On the intrinsic volumes of intersections of congruent balls

Abstract

Let $E^d$ denote the $d$-dimensional Euclidean space. The $r$-ball body generated by a given set in $E^d$ is the intersection of balls of radius $r$ centered at the points of the given set. In this paper we prove the following Blaschke–Santaló-type inequalities for $r$-ball bodies: for all $1\le k\le d$ and for any set of given volume in $E^d$ the $k$th intrinsic volume of the $r$-ball body generated by the set becomes maximal if the set is a ball.

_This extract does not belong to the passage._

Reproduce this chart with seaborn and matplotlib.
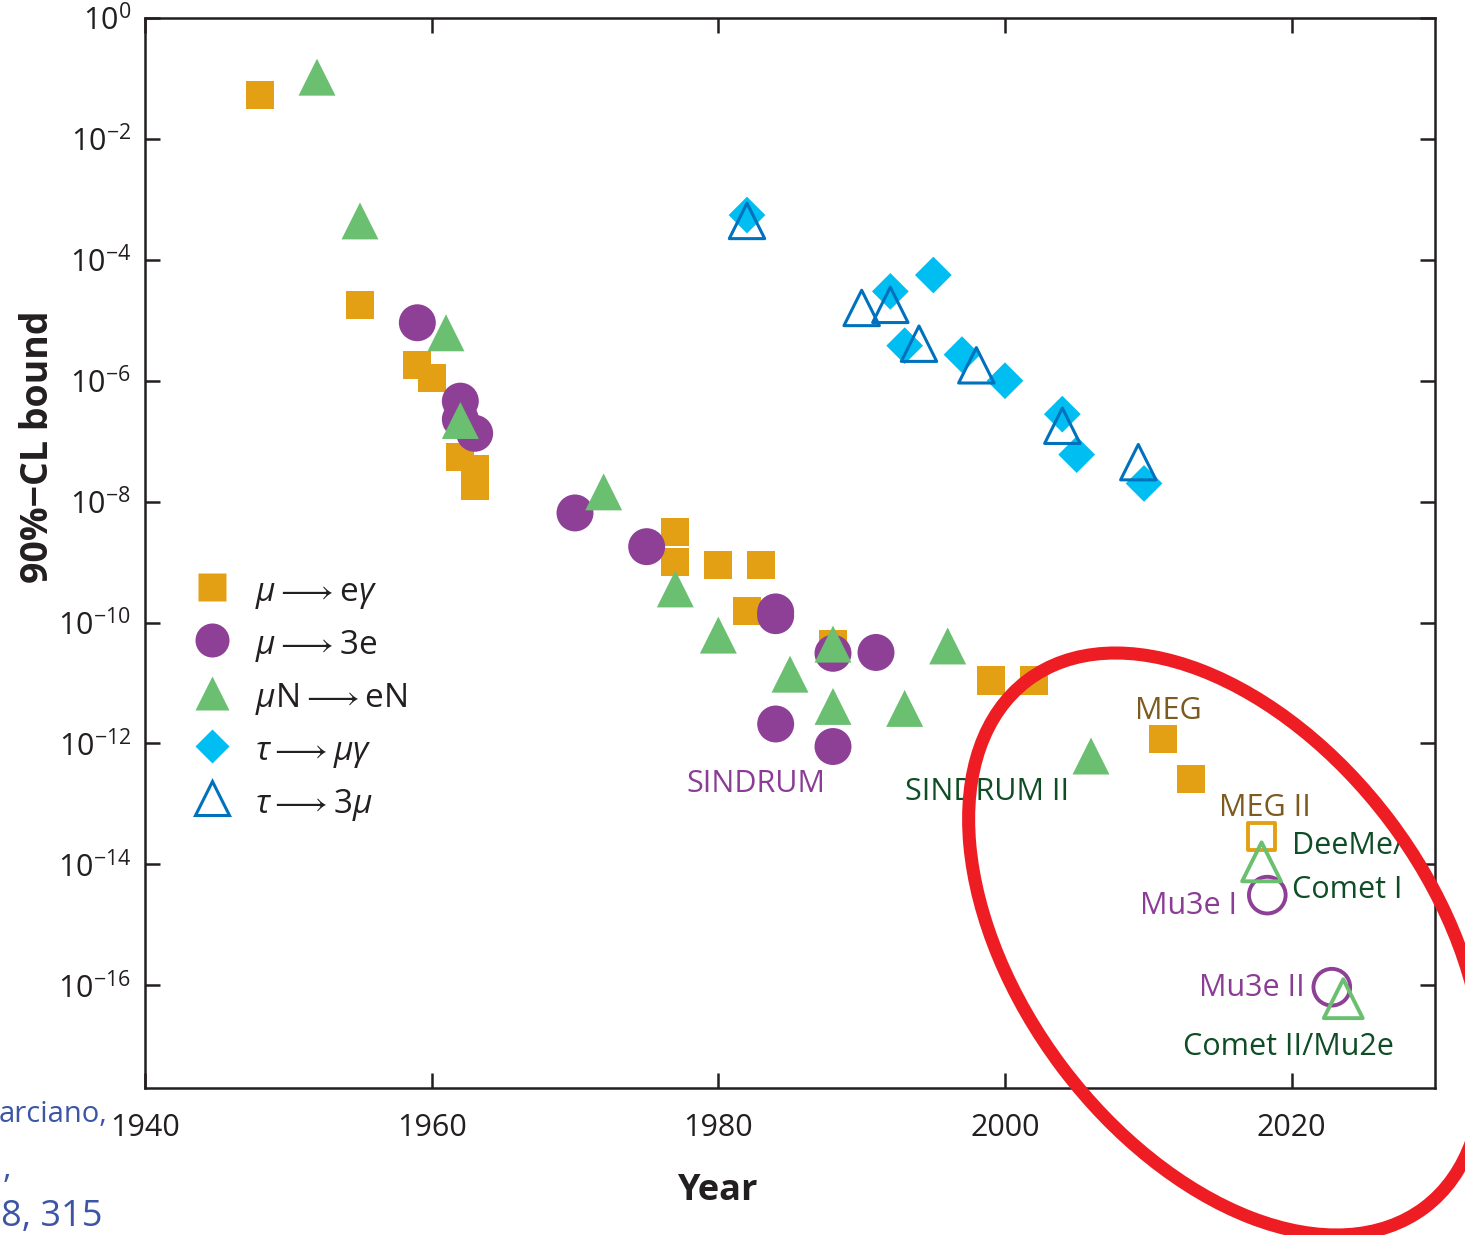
import matplotlib
matplotlib.use("Agg")

import numpy as np
import pandas as pd

import matplotlib.pyplot as plt
import seaborn as sns

from matplotlib.lines import Line2D
from matplotlib.patches import Ellipse

# ==========================================
# DATA
# ==========================================

mu_eg_year = [1948, 1955, 1959, 1960, 1962, 1963, 1963, 1977, 1977,
              1980, 1982, 1983, 1988, 1999, 2002, 2011, 2013]
mu_eg_bound = [5.4e-2, 1.8e-5, 1.8e-6, 1.1e-6, 5.4e-8, 3.5e-8, 1.8e-8,
               3.2e-9, 1.0e-9, 9.0e-10, 1.55e-10, 9.0e-10, 4.4e-11,
               1.1e-11, 1.1e-11, 1.2e-12, 2.6e-13]

mu_3e_year = [1959, 1962, 1962, 1963, 1970, 1975, 1984, 1984, 1988,
              1991, 1984, 1988]
mu_3e_bound = [9.1e-6, 4.6e-7, 2.3e-7, 1.35e-7, 6.5e-9, 1.8e-9, 1.5e-10,
               1.3e-10, 3.1e-11, 3.2e-11, 2.1e-12, 8.9e-13]

mu_eN_year = [1952, 1955, 1961, 1962, 1972, 1977, 1980, 1988, 1985,
              1988, 1993, 1996, 2006]
mu_eN_bound = [1.05e-1, 4.4e-4, 6.2e-6, 2.2e-7, 1.45e-8, 3.6e-10, 6.2e-11,
               4.4e-11, 1.4e-11, 4.1e-12, 3.8e-12, 4.1e-11, 6.2e-13]

tau_mg_year = [1982, 1992, 1995, 1993, 1997, 2000, 2004, 2005, 2009.7]
tau_mg_bound = [5.5e-4, 3.0e-5, 5.6e-5, 3.8e-6, 2.7e-6, 1.0e-6, 2.8e-7,
                6.0e-8, 2.0e-8]

tau_3mu_year = [1982, 1990, 1992, 1994, 1998, 2004, 2009.3]
tau_3mu_bound = [4.4e-4, 1.6e-5, 1.8e-5, 4.1e-6, 1.8e-6, 1.8e-7, 4.5e-8]

# planned experiments (open markers)
meg2_year = [2017.9]
meg2_bound = [2.9e-14]

conv_future_year = [2017.9, 2023.6]
conv_future_bound = [1.1e-14, 6.0e-17]

mu3e_future_year = [2018.3, 2022.8]
mu3e_future_bound = [3.1e-15, 9.3e-17]

legend_labels = [
    r"$\mu \longrightarrow \mathrm{e}\gamma$",
    r"$\mu \longrightarrow 3\mathrm{e}$",
    r"$\mu\mathrm{N} \longrightarrow \mathrm{eN}$",
    r"$\tau \longrightarrow \mu\gamma$",
    r"$\tau \longrightarrow 3\mu$",
]

x_ticks = [1940, 1960, 1980, 2000, 2020]
y_ticks = [1e0, 1e-2, 1e-4, 1e-6, 1e-8, 1e-10, 1e-12, 1e-14, 1e-16]
y_tick_labels = [r"$10^{0}$", r"$10^{-2}$", r"$10^{-4}$", r"$10^{-6}$",
                 r"$10^{-8}$", r"$10^{-10}$", r"$10^{-12}$", r"$10^{-14}$",
                 r"$10^{-16}$"]

# experiment labels: text, year, bound (baseline), colour
PURPLE_TXT = "#8B3D96"
GREEN_TXT = "#0E4D25"
BROWN_TXT = "#7D5A1F"

notes = [
    ("SINDRUM", 1977.8, 1.55e-13, PURPLE_TXT),
    ("SINDRUM II", 1993.0, 1.15e-13, GREEN_TXT),
    ("MEG", 2009.1, 2.5e-12, BROWN_TXT),
    ("MEG II", 2014.95, 6.2e-14, BROWN_TXT),
    ("DeeMe/", 2020.0, 1.5e-14, GREEN_TXT),
    ("Comet I", 2020.0, 2.8e-15, GREEN_TXT),
    ("Mu3e I", 2009.4, 1.5e-15, PURPLE_TXT),
    ("Mu3e II", 2013.55, 6.6e-17, PURPLE_TXT),
    ("Comet II/Mu2e", 2012.4, 6.9e-18, GREEN_TXT),
]

ORANGE = "#E3A014"
PURPLE = "#8E3F96"
GREEN = "#6ABF70"
CYAN = "#00BDF2"
BLUE = "#0071BC"
INK = "#231F20"

# ==========================================
# STYLE
# ==========================================

sns.set_style("ticks")

plt.rcParams["font.family"] = ["Open Sans", "DejaVu Sans"]
plt.rcParams["mathtext.fontset"] = "custom"
plt.rcParams["mathtext.rm"] = "Open Sans"
plt.rcParams["mathtext.it"] = "Open Sans:italic"
plt.rcParams["mathtext.bf"] = "Open Sans:bold"
plt.rcParams["text.color"] = INK

fig = plt.figure(figsize=(14.65, 12.35), dpi=100)

ax = fig.add_axes([145 / 1465, 1 - 1088 / 1235, 1290 / 1465, 1070 / 1235])


def draw(years, bounds, marker, size, color, filled=True, lw=0.0, z=3):

    df = pd.DataFrame({"year": years, "bound": bounds})

    if filled:
        sns.scatterplot(
            data=df, x="year", y="bound", ax=ax,
            marker=marker, s=size ** 2, color=color,
            edgecolor="none", linewidth=0, zorder=z
        )
    else:
        sns.scatterplot(
            data=df, x="year", y="bound", ax=ax,
            marker=marker, s=size ** 2, color=color,
            facecolor="none", edgecolor=color, linewidth=lw, zorder=z
        )


draw(mu_eg_year, mu_eg_bound, "s", 20.2, ORANGE, z=3)
draw(mu_3e_year, mu_3e_bound, "o", 26.6, PURPLE, z=4)
draw(mu_eN_year, mu_eN_bound, "^", 26.6, GREEN, z=5)
draw(tau_mg_year, tau_mg_bound, "D", 18.7, CYAN, z=3)
draw(tau_3mu_year, tau_3mu_bound, "^", 25.5, BLUE, filled=False, lw=2.2, z=4)

draw(meg2_year, meg2_bound, "s", 19.7, ORANGE, filled=False, lw=2.8, z=3)
draw(conv_future_year, conv_future_bound, "^", 28, GREEN,
     filled=False, lw=2.8, z=5)
draw(mu3e_future_year, mu3e_future_bound, "o", 26.4, PURPLE,
     filled=False, lw=2.8, z=4)

# ==========================================
# AXES
# ==========================================

ax.set_yscale("log")
ax.set_xlim(1940, 2030)
ax.set_ylim(2.0e-18, 1.0)

ax.set_xticks(x_ticks)
ax.set_xticklabels([str(t) for t in x_ticks])
ax.set_yticks(y_ticks)
ax.set_yticklabels(y_tick_labels)
ax.yaxis.set_minor_locator(matplotlib.ticker.NullLocator())

ax.tick_params(
    axis="both", which="major", direction="in",
    length=11, width=1.8, top=True, right=True,
    labelsize=22, color=INK, labelcolor=INK
)
ax.tick_params(axis="x", pad=18)
ax.tick_params(axis="y", pad=10)

for side in ax.spines.values():
    side.set_linewidth(1.8)
    side.set_color(INK)
    side.set_visible(True)

ax.set_xlabel("Year", fontsize=26, fontweight="bold", color=INK)
ax.xaxis.set_label_coords(0.444, -0.079)

ax.set_ylabel("90%\u2212CL bound", fontsize=27, fontweight="bold", color=INK)
ax.yaxis.set_label_coords(-0.068, 0.599)

# ==========================================
# LEGEND
# ==========================================

handles = [
    Line2D([], [], ls="none", marker="s", ms=20, mfc=ORANGE, mec="none"),
    Line2D([], [], ls="none", marker="o", ms=24.5, mfc=PURPLE, mec="none"),
    Line2D([], [], ls="none", marker="^", ms=24.5, mfc=GREEN, mec="none"),
    Line2D([], [], ls="none", marker="D", ms=17.5, mfc=CYAN, mec="none"),
    Line2D([], [], ls="none", marker="^", ms=24, mfc="none", mec=BLUE,
           mew=2.2),
]

ax.legend(
    handles, legend_labels,
    loc="upper left", bbox_to_anchor=(0.0326, 0.4814),
    frameon=False, borderaxespad=0, borderpad=0,
    handlelength=1.5, handleheight=1.2, handletextpad=0.54,
    labelspacing=0.435, prop={"size": 24}
)

# ==========================================
# EXPERIMENT LABELS
# ==========================================

for text, yr, bnd, col in notes:
    ax.text(yr, bnd, text, color=col, fontsize=22,
            ha="left", va="baseline", zorder=6)

# ==========================================
# HIGHLIGHT RING AND CUT-OFF CITATION
# ==========================================

ring = Ellipse(
    (12.26, 2.91), 6.60, 4.10, angle=-53,
    transform=fig.dpi_scale_trans,
    fill=False, edgecolor="#EE1D23", linewidth=9.4, zorder=10
)
fig.add_artist(ring)

CITE = "#3C55A5"
fig.text(-0.001, 1 - 1122 / 1235, "arciano,", color=CITE, fontsize=21,
         ha="left", va="baseline")
fig.text(0.002, 1 - 1178 / 1235, ",", color=CITE, fontsize=24,
         ha="left", va="baseline")
fig.text(0.001, 1 - 1226 / 1235, "8, 315", color=CITE, fontsize=26,
         ha="left", va="baseline")

plt.savefig("out.png", dpi=100)

plt.close()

As an application we investigate the Gromov–Klee–Wagon problem for congruent balls in $E^d$, which is a question on proving or disproving that if the centers of a family of $N$ congruent balls in $E^d$ are contracted, then the volume of the intersection does not decrease. In particular, we investigate this problem for uniform contractions, which are contractions where all the pairwise distances in the first set of centers are larger than all the pairwise distances in the second set of centers, that is, when the pairwise distances of the two sets are separated by some positive real number. Bezdek and Naszódi (2018), proved that the intrinsic volumes of the intersection of $N$ congruent balls in $E^d$, $d>1$ increase under any uniform contraction of the center points when $N\ge {\left(1+\sqrt{2}\right)}^d$. We give a short proof of this result using the Blaschke–Santaló-type inequalities of $r$-ball bodies and improve it for $d\ge 42$.